- The Washington Times - Friday, December 8, 2000

They celebrated America's 20th century "by the numbers" at the American Enterprise Institute this week, just in time for the century's true end on Dec. 31.

More than a cavalcade of heroes, wars and inventions, the U.S. experience between the years 1900 and 2000 is a portrait of statistics, trends and behaviors, according to the institute forum.

Consider that:

• Fifty-two percent of Americans now live in the suburbs compared with 12 percent in 1910.

• Legally protected minorities rose from 13 percent of Americans in 1900 to 28 percent today.

• Extramarital sex is down by half from 1940, but premarital sex is up from 6 percent of young women in 1900 to 74 percent now.

• Life expectancy rose 26 years for white males and 29 yeas for white females in a century.

• Six percent of married women worked outside the home in 1900. Sixty-one percent do today.

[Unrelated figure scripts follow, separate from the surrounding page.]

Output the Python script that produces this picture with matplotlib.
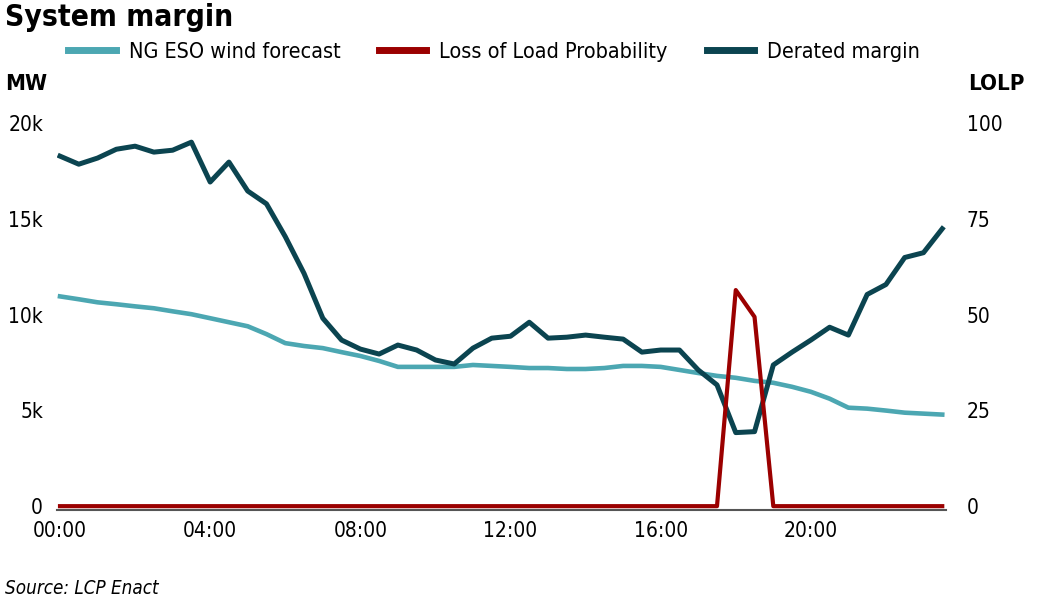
import matplotlib
matplotlib.use("Agg")
import matplotlib.pyplot as plt
from matplotlib.ticker import FixedLocator

plt.rcParams['font.family'] = ['DejaVu Sans']
plt.rcParams['font.stretch'] = 'condensed'

# Half-hourly settlement periods (00:00 .. 23:30)
periods = list(range(48))
tick_positions = [0, 8, 16, 24, 32, 40]
tick_labels = ["00:00", "04:00", "08:00", "12:00", "16:00", "20:00"]

wind_forecast = [10950, 10800, 10640, 10540, 10430, 10330, 10170, 10020, 9810, 9600,
                 9390, 8980, 8510, 8360, 8250, 8040, 7840, 7580, 7270, 7270,
                 7270, 7270, 7370, 7320, 7270, 7210, 7210, 7160, 7160, 7210,
                 7320, 7320, 7270, 7110, 6950, 6800, 6700, 6540, 6440, 6230,
                 5970, 5610, 5140, 5090, 4990, 4880, 4830, 4780]

derated_margin = [18270, 17850, 18170, 18630, 18790, 18480, 18580, 19000, 16920, 17960,
                  16450, 15780, 14070, 12150, 9810, 8670, 8200, 7940, 8410, 8150,
                  7630, 7420, 8250, 8770, 8870, 9600, 8770, 8820, 8930, 8820,
                  8720, 8040, 8150, 8150, 7110, 6330, 3840, 3890, 7370, 8040,
                  8670, 9340, 8930, 11050, 11570, 12980, 13230, 14480]

lolp = [0] * 36 + [56.4, 49.4] + [0] * 10

c_wind = "#4ca7b2"
c_lolp = "#9b0000"
c_margin = "#0b4450"

fig = plt.figure(figsize=(10.49, 6.09), dpi=100)
ax = fig.add_axes([57 / 1049, 1 - 510 / 609, (946 - 57) / 1049, (510 - 123) / 609])
ax2 = ax.twinx()

ax.plot(periods, wind_forecast, color=c_wind, lw=3.3, zorder=2,
        label="NG ESO wind forecast")
ax.plot(periods, derated_margin, color=c_margin, lw=3.6, zorder=3, label="Derated margin")
ax2.plot(periods, lolp, color=c_lolp, lw=3.0, zorder=4, label="Loss of Load Probability",
         clip_on=False)

ymin = -200
ax.set_ylim(ymin, 20000)
ax2.set_ylim(ymin / 200, 100)
ax.set_xlim(-0.16, 47.2)

ax.yaxis.set_major_locator(FixedLocator([0, 5000, 10000, 15000, 20000]))
ax.set_yticklabels(["0", "5k", "10k", "15k", "20k"])
ax2.yaxis.set_major_locator(FixedLocator([0, 25, 50, 75, 100]))
ax2.set_yticklabels(["0", "25", "50", "75", "100"])
ax.xaxis.set_major_locator(FixedLocator(tick_positions))
ax.set_xticklabels(tick_labels)

for a in (ax, ax2):
    for s in ("top", "left", "right", "bottom"):
        a.spines[s].set_visible(False)
    a.tick_params(length=0, labelsize=15)
ax.spines["bottom"].set_visible(True)
ax.spines["bottom"].set_color("#555555")
ax.spines["bottom"].set_linewidth(1.5)
ax.tick_params(axis="y", pad=10)
ax.tick_params(axis="x", pad=8)
ax2.tick_params(axis="y", pad=15)
ax2.set_zorder(ax.get_zorder() + 1)
ax2.patch.set_visible(False)

fig.text(5 / 1049, 1 - 17 / 609, "System margin", fontsize=21.5, fontweight="bold",
         va="center", ha="left")
fig.text(5 / 1049, 1 - 84 / 609, "MW", fontsize=16, fontweight="bold", va="center", ha="left")
fig.text(1025 / 1049, 1 - 84 / 609, "LOLP", fontsize=16, fontweight="bold", va="center",
         ha="right")
fig.text(5 / 1049, 1 - 588 / 609, "Source: LCP Enact", fontsize=13.5, style="italic",
         va="center", ha="left")

h1, l1 = ax.get_legend_handles_labels()
h2, l2 = ax2.get_legend_handles_labels()
handles = [h1[0], h2[0], h1[1]]
labels = [l1[0], l2[0], l1[1]]
leg = fig.legend(handles, labels, loc="center", bbox_to_anchor=(494 / 1049, 1 - 52 / 609),
                 ncol=3, frameon=False, fontsize=15.5, handlelength=2.2, handletextpad=0.6,
                 columnspacing=1.8)
for line in leg.get_lines():
    line.set_linewidth(5)

fig.savefig("out.png", dpi=100)
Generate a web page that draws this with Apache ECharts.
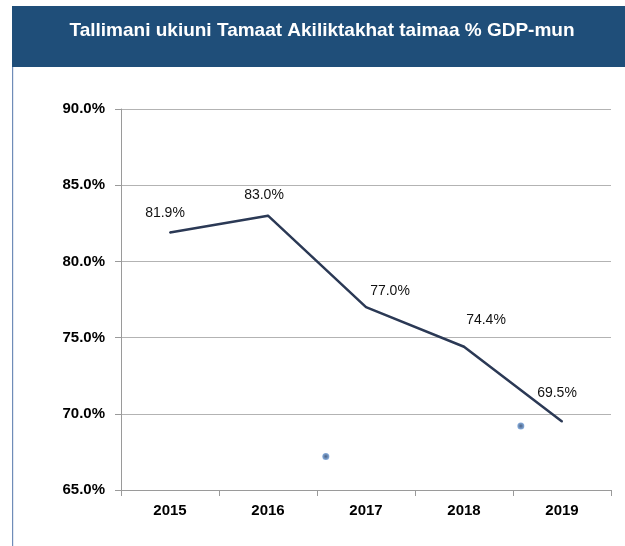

The occasion for such number crunching was the conclusion of a 10-year AEI project, led by senior fellow Ben Wattenberg, to tell the American story in a statistical book and a PBS documentary.

Mr. Wattenberg, host of the PBS weekly forum "Think Tank," is on-camera narrator of the three-hour documentary, which airs nationwide Dec. 20.

"In this century, Americans became the most ambitious measurers of humans ever," Mr. Wattenberg said Wednesday at the preview of the book and film, both titled "The First Measured Century."

The 100 years of data, in his estimation, measured a nation bent on the "extension of personal, political and cultural liberty."

It all has been packaged just in time. Despite the Jan. 1, 2000, millennial hoopla, the nation's master clock at the U.S. Naval Observatory puts the end of the 20th century at midnight, Dec. 31.

There are celebrities and human disasters in history, Mr. Wattenberg said, but there also are data. "We get a very, very different picture [with data]," he said. "I think it's a picture students generally don't see."

Mr. Wattenberg, dubbed the "nation's most popular demographer" since his 1970 best seller, "The Real Majority," teamed up on the project with sociologists Louis Hicks and Theodore Caplow.

Mr. Caplow, now 80 and teaching at the University of Virginia, is called "the dean of the social indicators movement."

The collaboration produced a book that Sen. Daniel Patrick Moynihan, who had pioneered data research on the black family in 1965, calls "arguably the first statistical profile of the American nation that is a joy to read."

Although the film broke cinematic taboos about not using statistics for fear of putting viewers to sleep, the final product does the opposite, AEI scholar Karlyn H. Bowman said at the forum.

"It's often said that you can't do numbers on television, but this proves that wrong," she said.

The documentary includes nearly 90 statistical graphs.

"This [project] had some of the fun of a treasure hunt," Mr. Caplow told the AEI forum. "What are equally interesting are the things we don't measure."

Though considered the acknowledged pro on finding national data, Mr. Caplow said no one has kept data on the changing height and weight of Americans between 1900 and 2000.

Data from early in the century at least suggest that the tall and short, wide and thin features of European immigrants eventually, by intermarriage and health, produced an average American shape.

"The longer they are in America, the more they [physically] are like Americans," Mr. Hicks said.

Mr. Caplow cited two other areas nearly impossible to quantify over the century and even today. These are trends in U.S. court cases and in types of crimes and punishments.

"We don't have statistics on what has happened in the courts or on appeals," Mr. Caplow said. "The same goes for crime statistics."

While it can be measured that 2 million people now are in state and federal prisons, he said, perhaps 3 million others go in and out of jail in a year. How imprisonment affects employment, education and crime issues remains undocumented.

One major difference between the "Measured Century" book and documentary is that the text gives 125 data snapshots with no interpretation, while the film is a survey of how social scientists tried to use data to solve problems in America.

"If there're no data, you can't identify something as a social problem," Mr. Caplow said.

The AEI project's total cache of information is on a Web site (www.pbs.org/fms), and Mr. Wattenberg urged the nation to look at some of the numbers and draw its own conclusion.

"Connect the dots and see what you come up with," he said.